* _TASK INPUTS_
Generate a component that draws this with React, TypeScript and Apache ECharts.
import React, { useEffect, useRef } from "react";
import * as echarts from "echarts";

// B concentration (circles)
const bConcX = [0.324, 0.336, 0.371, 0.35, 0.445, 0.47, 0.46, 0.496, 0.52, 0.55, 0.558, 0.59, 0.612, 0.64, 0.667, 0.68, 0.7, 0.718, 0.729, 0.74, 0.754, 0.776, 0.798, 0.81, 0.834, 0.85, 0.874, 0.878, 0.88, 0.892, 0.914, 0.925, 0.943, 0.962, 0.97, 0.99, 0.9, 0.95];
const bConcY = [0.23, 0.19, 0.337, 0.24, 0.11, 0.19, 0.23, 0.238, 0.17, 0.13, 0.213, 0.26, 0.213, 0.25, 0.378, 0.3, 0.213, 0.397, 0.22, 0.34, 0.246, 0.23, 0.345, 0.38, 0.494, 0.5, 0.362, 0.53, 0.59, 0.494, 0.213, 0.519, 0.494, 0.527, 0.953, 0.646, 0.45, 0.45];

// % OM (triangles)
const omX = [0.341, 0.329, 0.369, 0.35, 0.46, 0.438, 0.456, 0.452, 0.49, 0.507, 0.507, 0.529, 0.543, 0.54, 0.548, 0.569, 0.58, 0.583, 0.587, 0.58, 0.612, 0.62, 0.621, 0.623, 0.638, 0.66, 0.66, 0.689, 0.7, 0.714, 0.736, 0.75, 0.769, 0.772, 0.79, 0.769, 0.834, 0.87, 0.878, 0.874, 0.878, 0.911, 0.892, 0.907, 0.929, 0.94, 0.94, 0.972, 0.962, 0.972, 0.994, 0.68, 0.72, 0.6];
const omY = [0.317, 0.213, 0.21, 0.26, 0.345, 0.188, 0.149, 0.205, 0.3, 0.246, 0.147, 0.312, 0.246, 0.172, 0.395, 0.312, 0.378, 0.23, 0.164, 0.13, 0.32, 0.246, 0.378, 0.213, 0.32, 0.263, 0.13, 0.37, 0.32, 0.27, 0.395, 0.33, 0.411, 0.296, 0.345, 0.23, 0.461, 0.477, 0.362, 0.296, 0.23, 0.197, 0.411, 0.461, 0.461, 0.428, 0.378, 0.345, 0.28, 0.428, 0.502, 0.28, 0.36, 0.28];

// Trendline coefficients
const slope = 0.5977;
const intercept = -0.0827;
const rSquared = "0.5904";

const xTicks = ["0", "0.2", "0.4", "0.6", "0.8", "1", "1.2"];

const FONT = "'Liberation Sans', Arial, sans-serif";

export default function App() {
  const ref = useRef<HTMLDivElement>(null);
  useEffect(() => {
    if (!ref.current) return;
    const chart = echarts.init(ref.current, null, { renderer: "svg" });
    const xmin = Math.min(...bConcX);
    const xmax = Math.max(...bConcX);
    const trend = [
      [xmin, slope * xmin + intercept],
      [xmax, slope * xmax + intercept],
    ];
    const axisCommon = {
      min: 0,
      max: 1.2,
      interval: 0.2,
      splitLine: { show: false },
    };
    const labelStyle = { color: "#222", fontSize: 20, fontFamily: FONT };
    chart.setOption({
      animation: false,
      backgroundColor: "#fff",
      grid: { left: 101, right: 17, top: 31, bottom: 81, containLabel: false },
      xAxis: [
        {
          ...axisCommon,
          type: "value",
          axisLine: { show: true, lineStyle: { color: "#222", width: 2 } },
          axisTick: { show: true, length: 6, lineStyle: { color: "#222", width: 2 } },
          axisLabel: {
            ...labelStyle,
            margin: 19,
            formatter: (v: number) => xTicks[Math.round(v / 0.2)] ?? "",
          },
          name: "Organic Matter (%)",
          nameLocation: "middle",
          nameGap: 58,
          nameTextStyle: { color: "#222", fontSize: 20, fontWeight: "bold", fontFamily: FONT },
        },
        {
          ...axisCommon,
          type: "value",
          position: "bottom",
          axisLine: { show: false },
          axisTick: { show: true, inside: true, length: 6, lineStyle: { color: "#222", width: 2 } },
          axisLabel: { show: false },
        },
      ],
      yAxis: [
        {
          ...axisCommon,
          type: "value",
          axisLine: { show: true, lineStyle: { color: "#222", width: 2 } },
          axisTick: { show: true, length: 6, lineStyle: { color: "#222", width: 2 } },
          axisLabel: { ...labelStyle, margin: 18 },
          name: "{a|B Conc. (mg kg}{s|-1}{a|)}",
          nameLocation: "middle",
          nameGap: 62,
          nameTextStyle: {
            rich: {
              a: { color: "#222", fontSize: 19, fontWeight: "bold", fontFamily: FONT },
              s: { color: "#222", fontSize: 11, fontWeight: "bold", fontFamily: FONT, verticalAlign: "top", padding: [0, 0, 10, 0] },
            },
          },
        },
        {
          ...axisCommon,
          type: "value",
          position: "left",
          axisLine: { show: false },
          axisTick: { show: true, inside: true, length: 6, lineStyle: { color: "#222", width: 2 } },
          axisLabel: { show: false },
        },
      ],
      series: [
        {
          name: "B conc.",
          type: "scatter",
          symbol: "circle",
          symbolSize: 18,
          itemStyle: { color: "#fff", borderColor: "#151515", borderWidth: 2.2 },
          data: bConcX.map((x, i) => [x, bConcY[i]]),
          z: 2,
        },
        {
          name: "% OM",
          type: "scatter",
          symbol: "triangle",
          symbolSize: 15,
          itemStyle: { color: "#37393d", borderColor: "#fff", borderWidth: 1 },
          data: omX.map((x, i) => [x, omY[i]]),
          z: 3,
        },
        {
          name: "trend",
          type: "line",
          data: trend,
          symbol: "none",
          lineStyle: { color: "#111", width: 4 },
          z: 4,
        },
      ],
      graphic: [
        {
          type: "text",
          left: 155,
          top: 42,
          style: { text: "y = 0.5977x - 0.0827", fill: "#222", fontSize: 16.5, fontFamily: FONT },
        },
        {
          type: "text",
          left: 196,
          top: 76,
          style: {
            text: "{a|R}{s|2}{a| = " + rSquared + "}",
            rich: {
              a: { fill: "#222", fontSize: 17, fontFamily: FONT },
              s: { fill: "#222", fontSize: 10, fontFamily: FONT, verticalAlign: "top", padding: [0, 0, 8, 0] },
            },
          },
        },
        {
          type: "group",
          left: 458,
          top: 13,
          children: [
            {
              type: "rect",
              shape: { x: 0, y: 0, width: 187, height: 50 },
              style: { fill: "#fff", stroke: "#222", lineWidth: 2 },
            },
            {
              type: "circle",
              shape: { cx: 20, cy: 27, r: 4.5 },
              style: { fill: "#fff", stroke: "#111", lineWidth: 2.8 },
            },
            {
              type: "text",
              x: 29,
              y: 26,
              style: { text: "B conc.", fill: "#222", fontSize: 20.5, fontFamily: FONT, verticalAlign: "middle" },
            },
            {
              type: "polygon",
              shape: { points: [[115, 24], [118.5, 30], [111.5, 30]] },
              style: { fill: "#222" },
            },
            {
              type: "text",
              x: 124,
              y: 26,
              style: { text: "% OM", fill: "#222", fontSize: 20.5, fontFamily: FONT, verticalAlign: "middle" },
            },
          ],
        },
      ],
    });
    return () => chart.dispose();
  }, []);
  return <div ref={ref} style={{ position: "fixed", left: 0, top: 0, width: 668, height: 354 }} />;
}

...

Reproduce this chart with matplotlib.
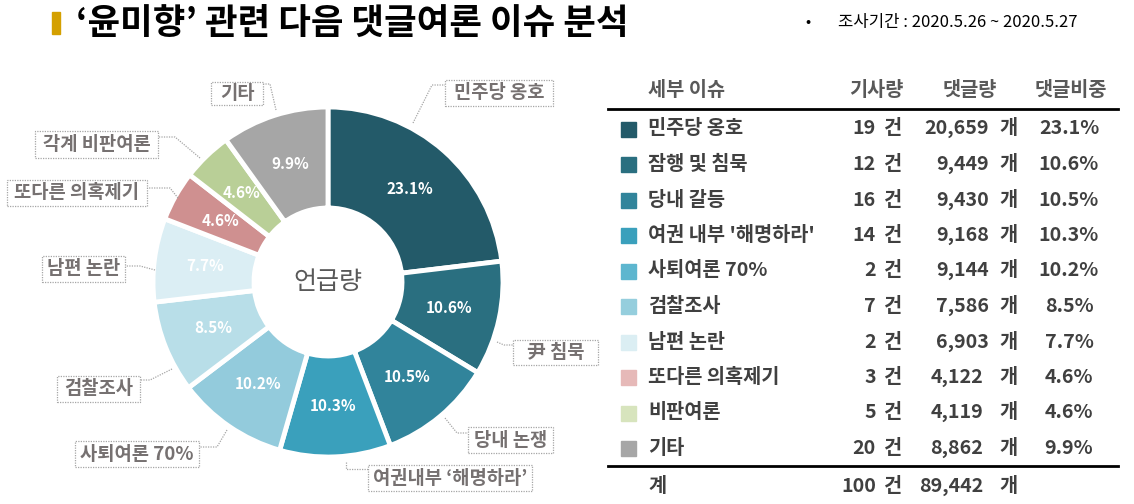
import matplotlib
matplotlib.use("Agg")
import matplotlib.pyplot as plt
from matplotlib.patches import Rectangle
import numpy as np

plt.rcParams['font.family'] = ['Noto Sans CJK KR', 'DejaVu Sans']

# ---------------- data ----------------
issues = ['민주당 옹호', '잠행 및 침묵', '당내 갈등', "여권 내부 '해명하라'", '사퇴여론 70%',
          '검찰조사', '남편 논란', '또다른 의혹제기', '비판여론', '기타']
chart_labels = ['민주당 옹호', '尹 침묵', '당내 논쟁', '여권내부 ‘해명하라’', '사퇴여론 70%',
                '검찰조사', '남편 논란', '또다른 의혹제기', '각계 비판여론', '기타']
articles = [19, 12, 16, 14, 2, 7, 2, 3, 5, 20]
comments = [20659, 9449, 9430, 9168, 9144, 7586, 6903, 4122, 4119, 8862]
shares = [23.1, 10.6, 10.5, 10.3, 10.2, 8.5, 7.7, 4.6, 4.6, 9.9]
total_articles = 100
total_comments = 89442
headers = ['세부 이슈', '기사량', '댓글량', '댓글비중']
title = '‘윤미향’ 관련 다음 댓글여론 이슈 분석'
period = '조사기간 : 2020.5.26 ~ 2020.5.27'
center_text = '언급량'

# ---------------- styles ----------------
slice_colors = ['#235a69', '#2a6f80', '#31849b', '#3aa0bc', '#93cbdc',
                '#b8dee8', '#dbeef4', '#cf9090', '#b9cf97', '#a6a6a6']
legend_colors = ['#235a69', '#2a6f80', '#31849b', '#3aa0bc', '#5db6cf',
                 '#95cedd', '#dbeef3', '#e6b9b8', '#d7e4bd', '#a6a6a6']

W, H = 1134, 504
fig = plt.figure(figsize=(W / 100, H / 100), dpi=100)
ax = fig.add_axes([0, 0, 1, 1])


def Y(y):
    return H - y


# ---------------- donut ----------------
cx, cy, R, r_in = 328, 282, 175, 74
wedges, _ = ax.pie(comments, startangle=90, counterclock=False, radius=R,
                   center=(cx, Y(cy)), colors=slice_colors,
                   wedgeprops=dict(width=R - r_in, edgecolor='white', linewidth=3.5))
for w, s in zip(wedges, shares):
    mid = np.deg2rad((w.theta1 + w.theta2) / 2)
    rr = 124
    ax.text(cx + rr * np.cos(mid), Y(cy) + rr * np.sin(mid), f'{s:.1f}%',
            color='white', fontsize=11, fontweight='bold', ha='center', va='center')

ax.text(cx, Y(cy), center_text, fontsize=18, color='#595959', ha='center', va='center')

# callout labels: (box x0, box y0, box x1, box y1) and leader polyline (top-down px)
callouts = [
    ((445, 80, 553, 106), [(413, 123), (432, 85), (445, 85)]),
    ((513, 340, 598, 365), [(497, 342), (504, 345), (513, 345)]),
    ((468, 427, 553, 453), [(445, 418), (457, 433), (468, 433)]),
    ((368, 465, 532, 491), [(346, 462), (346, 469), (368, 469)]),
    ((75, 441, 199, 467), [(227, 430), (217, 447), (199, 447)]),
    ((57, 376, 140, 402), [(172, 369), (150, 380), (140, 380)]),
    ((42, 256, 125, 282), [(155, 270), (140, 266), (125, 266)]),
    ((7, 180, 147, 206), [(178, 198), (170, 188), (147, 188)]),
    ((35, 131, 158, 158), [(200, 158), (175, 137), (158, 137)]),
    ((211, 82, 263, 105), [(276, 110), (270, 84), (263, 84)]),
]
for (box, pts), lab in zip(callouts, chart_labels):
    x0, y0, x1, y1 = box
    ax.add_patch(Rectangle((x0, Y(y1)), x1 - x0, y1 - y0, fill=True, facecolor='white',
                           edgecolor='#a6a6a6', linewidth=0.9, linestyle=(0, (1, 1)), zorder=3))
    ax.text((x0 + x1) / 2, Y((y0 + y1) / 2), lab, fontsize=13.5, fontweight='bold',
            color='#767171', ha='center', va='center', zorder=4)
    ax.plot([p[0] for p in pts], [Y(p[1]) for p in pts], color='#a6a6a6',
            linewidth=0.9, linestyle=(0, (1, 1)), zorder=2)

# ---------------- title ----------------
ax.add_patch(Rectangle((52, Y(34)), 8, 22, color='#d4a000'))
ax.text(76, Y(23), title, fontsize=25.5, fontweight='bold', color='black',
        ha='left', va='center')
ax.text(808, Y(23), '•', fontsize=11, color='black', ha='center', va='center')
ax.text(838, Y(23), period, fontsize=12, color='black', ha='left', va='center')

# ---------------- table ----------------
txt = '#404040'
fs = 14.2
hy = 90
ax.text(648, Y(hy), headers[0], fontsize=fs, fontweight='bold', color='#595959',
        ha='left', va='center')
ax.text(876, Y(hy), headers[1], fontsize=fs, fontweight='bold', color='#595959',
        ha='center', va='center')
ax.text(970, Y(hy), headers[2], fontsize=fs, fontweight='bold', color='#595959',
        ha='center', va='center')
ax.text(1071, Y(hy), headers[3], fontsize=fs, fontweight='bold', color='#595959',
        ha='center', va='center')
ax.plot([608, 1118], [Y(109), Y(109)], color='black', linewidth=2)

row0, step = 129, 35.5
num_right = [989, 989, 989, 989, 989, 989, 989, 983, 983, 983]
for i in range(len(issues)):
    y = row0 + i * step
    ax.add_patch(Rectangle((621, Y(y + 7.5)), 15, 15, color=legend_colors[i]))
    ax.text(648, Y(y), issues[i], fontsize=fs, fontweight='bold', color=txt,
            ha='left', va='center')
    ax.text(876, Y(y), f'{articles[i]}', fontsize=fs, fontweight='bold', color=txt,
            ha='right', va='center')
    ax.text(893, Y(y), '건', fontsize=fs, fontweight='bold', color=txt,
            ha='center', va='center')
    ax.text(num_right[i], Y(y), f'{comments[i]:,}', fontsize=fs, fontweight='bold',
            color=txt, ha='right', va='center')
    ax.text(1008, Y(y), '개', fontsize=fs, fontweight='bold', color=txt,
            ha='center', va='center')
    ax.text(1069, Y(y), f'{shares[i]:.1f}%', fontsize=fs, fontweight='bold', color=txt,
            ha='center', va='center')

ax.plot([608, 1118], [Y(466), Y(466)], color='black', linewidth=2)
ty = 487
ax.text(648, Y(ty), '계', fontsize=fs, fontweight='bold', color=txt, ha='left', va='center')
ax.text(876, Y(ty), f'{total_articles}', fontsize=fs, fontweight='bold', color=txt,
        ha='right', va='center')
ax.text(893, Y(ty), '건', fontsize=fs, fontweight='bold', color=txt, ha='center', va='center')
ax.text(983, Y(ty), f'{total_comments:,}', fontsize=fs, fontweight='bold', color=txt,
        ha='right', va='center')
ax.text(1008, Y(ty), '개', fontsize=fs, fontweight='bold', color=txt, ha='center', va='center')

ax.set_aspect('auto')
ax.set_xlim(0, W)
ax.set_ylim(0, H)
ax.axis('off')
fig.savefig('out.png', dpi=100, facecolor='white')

* _WHAT IS EXPECTED_
Make an exact transcription of the lines from the line with "Generate a component" through the line with "import * as", inclusive, omitting all others.

* _ANSWER TO THE PROBLEM_
Generate a component that draws this with React, TypeScript and Apache ECharts.
import React, { useEffect, useRef } from "react";
import * as echarts from "echarts";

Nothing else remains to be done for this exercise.